Em vista da prevalência desse quadro da Nação que mais demanda café no mundo, pode-se até esperar o incremento de medidas protecionistas que restrinjam as importações ou alguma espécie de aumento dos impostos(6). Qualquer das iniciativas afetará o mercado de café, o que seria ainda mais desastroso para o setor e um golpe fatal para os adeptos da visão otimista para o futuro desse mercado no médio prazo.
Para o Brasil, maior mercado para o café verde aqui produzido, o contexto é algo diverso.
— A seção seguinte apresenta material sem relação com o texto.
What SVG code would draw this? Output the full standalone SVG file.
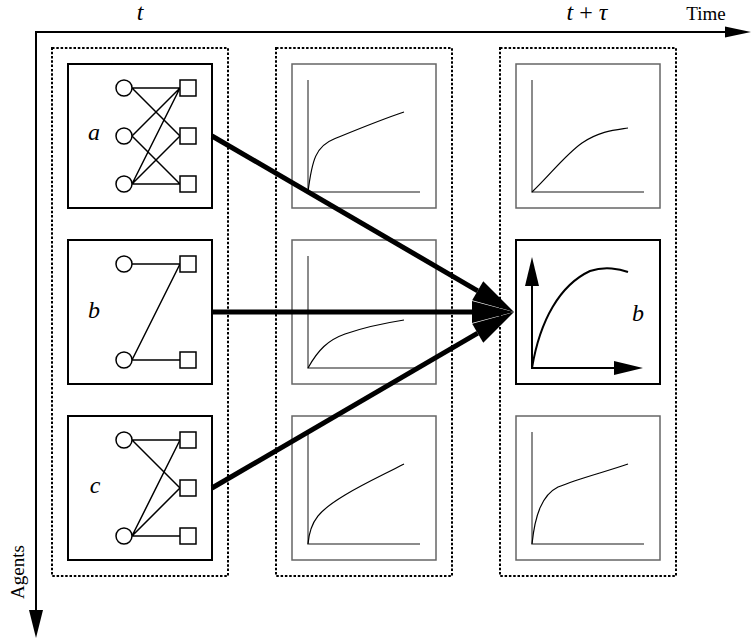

A emergência e a consolidação da chamada classe C poderá manter demanda sustentável para gêneros básicos. A informação divulgada pela Associação Brasileira de Supermercadistas (ABRAS) de que houve crescimento 6,54% nas vendas em janeiro de 2009, por ora, comprova essa hipótese, indicando que o item alimentos e bebidas podem exibir expansão significativa, ainda que pautada pelos produtos de baixo preço e marcas próprias.

(*)Celso Vegro é pesquisador científico do Instituto de Economia Agrícola, IEA, órgão ligado à Agência Paulista de Tecnologia dos Agronegócios, APTA, da Secretaria de Agricultura e Abastecimento do Estado de São Paulo.
celvegro@iea.sp.gov.br


1-Alta do café ameaça a Starbucks e Kraft Foods. Gazeta Mercantil, 18/02/2009. Caderno B9.
2-Alta do café pressiona empresas que apostavam na queda. Jornal Valor Econômico, 18/02/2009. Caderno B13.
3-SACHS, Jeffrey D. Cooperação macroeconômica mundial. Jornal Valor Econômico, 27/02/2009. A17.
4-Resultados também obtidos nas pesquisas conduzidas pelo grupo ao qual pertenço. Nela constatamos que existe correlação quase que linear entre maior renda e percentual de apreciadores de café fora do lar.
5-A soma dos valores dos títulos do tesouro americano em posse de governos e investidores somam US$ 3,1 trilhões sendo que apenas a China detém mais de US$ 770 bilhões.
6-Os indicadores sobre o impacto do colapso financeiro global indicam que os países de economia mais aberta e mais dependentes das exportações estão sendo aqueles mais penalizados pelas gravidade do quadro econômico.